The front sight installation went smoothly. Slow removal of metal from the bottom of the sight dovetail with 400 grit silicon carbide paper, cleaning often, and fitting. Once you get close, just a couple of ten thousandths determines whether you have a good fit in the dovetail or a bad one.

Front sight installed

The sight installation was complete two days before the Centerfire Rifle Silhouette match, so the next day I made a quick trip to the range to see how everything would work. I soon found that when shooting from the bench it was difficult to keep enough clearance to the rear sight eye cup to prevent it from hitting my glasses during recoil. The ladder sight is spring loaded so it shouldn’t do any serious damage (don’t shoot this one without glasses – you don’t want that sight cup in your eye!!!) but repeated impacts will not do shooting glasses any good. A leather buttstock pad gave an additional ½” which helped as long as the rifle was pulled very firmly into the shoulder before firing.

Limited sight in time allowed one group at 200 yds
– this 3.25” group from the Bench.

Time was limited but I did get it zeroed at 200 yards, then fired a three shot group. The first two were touching and unfortunately, I repositioned before the third shot, which was the same height as the other two but hit way to the left. Probably mostly shooter error. From my previous experience and the sight picture improvement, I think it will shoot 2” groups at 200 yards. I also found that the rear sight was canted about 1.5 degrees to the right which would have to remain until after the match – I would just have to hold the rear sight vertical rather than center the level in the front sight.
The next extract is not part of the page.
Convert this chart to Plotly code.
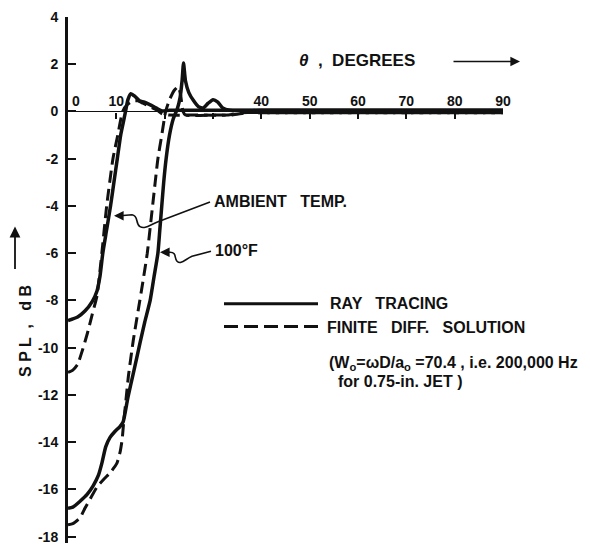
import plotly.graph_objects as go

# ---------------- data ----------------
theta_amb_ray = [0, 2, 3.5, 5, 6, 6.6, 7.2, 8.0, 8.8, 9.5, 10.2, 10.9, 11.4, 11.9, 12.4, 13.0, 13.8,
                 14.8, 15.8, 16.8, 17.8, 18.6, 19.5, 21, 30, 40, 60, 90]
spl_amb_ray = [-8.85, -8.7, -8.45, -8.05, -7.6, -7.0, -6.0, -5.0, -4.0, -3.0, -2.0, -1.0, -0.5, 0.0,
               0.5, 0.75, 0.65, 0.45, 0.4, 0.3, 0.2, 0.1, 0.02, 0.05, 0.05, 0.05, 0.05, 0.05]

theta_amb_fd = [0, 1, 2, 3, 4, 5, 6, 7.0, 8.0, 9.3, 10.3, 11.3, 12.3, 13.5, 14.5, 15.5, 17, 18.5,
                19.5, 21, 27, 33, 36, 40, 60, 90]
spl_amb_fd = [-11.05, -10.95, -10.7, -10.1, -9.4, -8.6, -7.8, -6.0, -4.0, -2.0, -1.0, 0.0, 0.3, 0.45,
              0.45, 0.35, 0.2, 0.05, -0.1, -0.15, -0.15, -0.15, -0.05, -0.05, -0.05, -0.05]

theta_hot_ray = [0, 1, 2.5, 4, 5.2, 6.3, 7.0, 7.8, 8.7, 9.7, 10.7, 11.4, 12.4, 13.5, 14.9, 15.9, 17.0,
                 17.8, 18.6, 19.0, 19.4, 19.8, 20.3, 21.0, 21.8, 22.6, 23.2, 23.6, 23.9, 24.3, 25, 26,
                 27, 28, 29, 30, 31, 32, 33.5, 40, 60, 90]
spl_hot_ray = [-16.8, -16.75, -16.5, -16.2, -15.85, -15.4, -14.9, -14.2, -13.8, -13.55, -13.35, -13.15,
               -12.1, -11.1, -9.8, -8.9, -8.0, -7.0, -6.0, -5.0, -4.0, -3.0, -2.0, -1.0, -0.3, 0.1,
               0.6, 1.3, 2.05, 1.3, 0.8, 0.45, 0.2, 0.15, 0.35, 0.5, 0.4, 0.15, 0.05, 0.05, 0.05, 0.05]

theta_hot_fd = [0, 1, 2.5, 3.5, 4.6, 6.0, 7.5, 8.7, 10.1, 10.8, 11.2, 11.5, 12.0, 12.5, 13.5, 14.5,
                15.5, 16.4, 17.5, 18.6, 19.4, 20.2, 21.0, 22.0, 22.8, 23.3, 23.8, 24.3, 30, 34, 37,
                40, 60, 90]
spl_hot_fd = [-17.5, -17.45, -17.2, -16.8, -16.4, -15.9, -15.55, -15.3, -14.9, -14.4, -13.9, -13.2,
              -12.2, -11.2, -9.7, -8.45, -7.2, -6.0, -4.0, -2.0, -1.0, 0.0, 0.5, 0.9, 1.05, 0.7, 0.0,
              -0.15, -0.15, -0.15, -0.05, -0.05, -0.05, -0.05]

x_tick_vals = [10, 20, 30, 40, 50, 60, 70, 80, 90]
x_tick_text = ["10", "", "", "40", "50", "60", "70", "80", "90"]
y_tick_vals = [4, 2, 0, -2, -4, -6, -8, -10, -12, -14, -16, -18]
y_tick_text = ["4", "2", "0", "-2", "-4", "-6", "-8", "-10", "-12", "-14", "-16", "-18"]

# ---------------- layout geometry ----------------
W, H = 590, 553
ML, MR, MT, MB = 68, 87, 12, 9
X0, X1 = 0, 90
Y0, Y1 = -18.27, 4.0
PW, PH = W - ML - MR, H - MT - MB


def px2x(px):
    return (px - ML) / PW * (X1 - X0) + X0


def py2y(py):
    return Y1 - (py - MT) / PH * (Y1 - Y0)


FONT = "Liberation Sans, Arial, sans-serif"
BLACK = "#111111"


def fnt(size):
    return dict(family=FONT, size=size, color=BLACK, weight="bold")


fig = go.Figure()
solid = dict(color=BLACK, width=3.5)
dashed = dict(color=BLACK, width=3, dash="12px,6px")
for xs, ys, ln in [(theta_amb_fd, spl_amb_fd, dashed), (theta_hot_fd, spl_hot_fd, dashed),
                   (theta_amb_ray, spl_amb_ray, solid), (theta_hot_ray, spl_hot_ray, solid)]:
    fig.add_trace(go.Scatter(x=xs, y=ys, mode="lines", line=dict(shape="spline", smoothing=0.5, **ln),
                             showlegend=False, hoverinfo="skip", cliponaxis=False))

shapes = []
# legend lines
shapes.append(dict(type="line", x0=px2x(224), x1=px2x(318), y0=py2y(302), y1=py2y(302),
                   line=dict(color=BLACK, width=3)))
shapes.append(dict(type="line", x0=px2x(224), x1=px2x(318), y0=py2y(325), y1=py2y(325),
                   line=dict(color=BLACK, width=3, dash="14px,6px")))


def path(cmds):
    out = []
    for c in cmds:
        if isinstance(c, str):
            out.append(c)
        else:
            out.append(f"{px2x(c[0]):.4f},{py2y(c[1]):.4f}")
    return " ".join(out)


amb_leader = path(["M", (210, 199), "L", (158, 219), "C", (150, 222), (145, 227), (140, 224),
                   "C", (135, 221), (139, 213), (132, 212), "L", (120, 213)])
hot_leader = path(["M", (211, 249), "L", (192, 254), "C", (185, 257), (181, 263), (177, 259),
                   "C", (174, 256), (177, 250), (170, 250), "L", (165, 250)])
for p in (amb_leader, hot_leader):
    shapes.append(dict(type="path", path=p, line=dict(color=BLACK, width=1.6)))

annotations = []


def txt(s, px, py, size=15, anchor="left"):
    annotations.append(dict(text=s, x=px2x(px), y=py2y(py), xref="x", yref="y", showarrow=False,
                            xanchor=anchor, yanchor="middle", font=fnt(size)))


txt("<i>θ</i>  ,  DEGREES", 297, 56, 17)
txt("AMBIENT   TEMP.", 212, 199, 16)
txt("100°F", 213, 248, 16)
txt("RAY   TRACING", 328, 302, 16)
txt("FINITE   DIFF.   SOLUTION", 325, 326, 16)
txt("(W<sub>o</sub>=ωD/a<sub>o</sub> =70.4 , i.e. 200,000 Hz", 327, 362, 16)
txt("for 0.75-in. JET )", 336, 381, 16)
txt("0", 76, 97, 14, "center")


# arrows
def arrow(tip, tail, width=1.6):
    annotations.append(dict(text="", x=px2x(tip[0]), y=py2y(tip[1]), ax=px2x(tail[0]), ay=py2y(tail[1]),
                            xref="x", yref="y", axref="x", ayref="y", showarrow=True, arrowhead=2,
                            arrowsize=1.2, arrowwidth=width, arrowcolor=BLACK))


arrow((520, 57), (452, 57))
arrow((114, 213), (124, 213))
arrow((160, 250), (168, 250))

# y-axis title and arrow (outside plot)
annotations.append(dict(text="S P L  ,   d B", x=(15 - ML) / PW, y=(H - MB - 330) / PH, xref="paper",
                        yref="paper", textangle=-90, showarrow=False, font=fnt(16)))
annotations.append(dict(text="", x=(15 - ML) / PW, y=(H - MB - 224) / PH, xref="paper", yref="paper",
                        ax=0, ay=44, showarrow=True, arrowhead=2, arrowsize=1.2, arrowwidth=1.8,
                        arrowcolor=BLACK))

fig.update_layout(
    width=W, height=H, margin=dict(l=ML, r=MR, t=MT, b=MB),
    paper_bgcolor="white", plot_bgcolor="white",
    shapes=shapes, annotations=annotations,
    font=fnt(14),
    xaxis=dict(range=[X0, X1], anchor="free", position=(0 - Y0) / (Y1 - Y0), side="top",
               tickmode="array", tickvals=x_tick_vals, ticktext=x_tick_text,
               ticks="inside", ticklen=6, tickwidth=2, tickcolor=BLACK,
               showline=True, linewidth=1.2, linecolor=BLACK, showgrid=False, zeroline=False,
               tickfont=fnt(14)),
    yaxis=dict(range=[Y0, Y1], tickmode="array", tickvals=y_tick_vals, ticktext=y_tick_text,
               ticks="inside", ticklen=8, tickwidth=2, tickcolor=BLACK,
               showline=True, linewidth=3, linecolor=BLACK, showgrid=False, zeroline=False,
               ticklabelstandoff=4, tickfont=fnt(14)),
)

fig.write_html("out.html")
Unfortunately, on the day of the match, just as we started practice, a gust front came along with enough wind to push the 405 grain bullets 6-8 feet at 500 meters, followed by a heavy rain. The match was cancelled. The rear sight has now been shimmed on the right side so it is vertical and ready for another sight in session followed by its first real shooting at 500 meters.

This was such an interesting project, maybe I’ll start looking for another lever gun. These old calibers are continuing to grow on me. Perhaps a Marlin chambered in 44-40.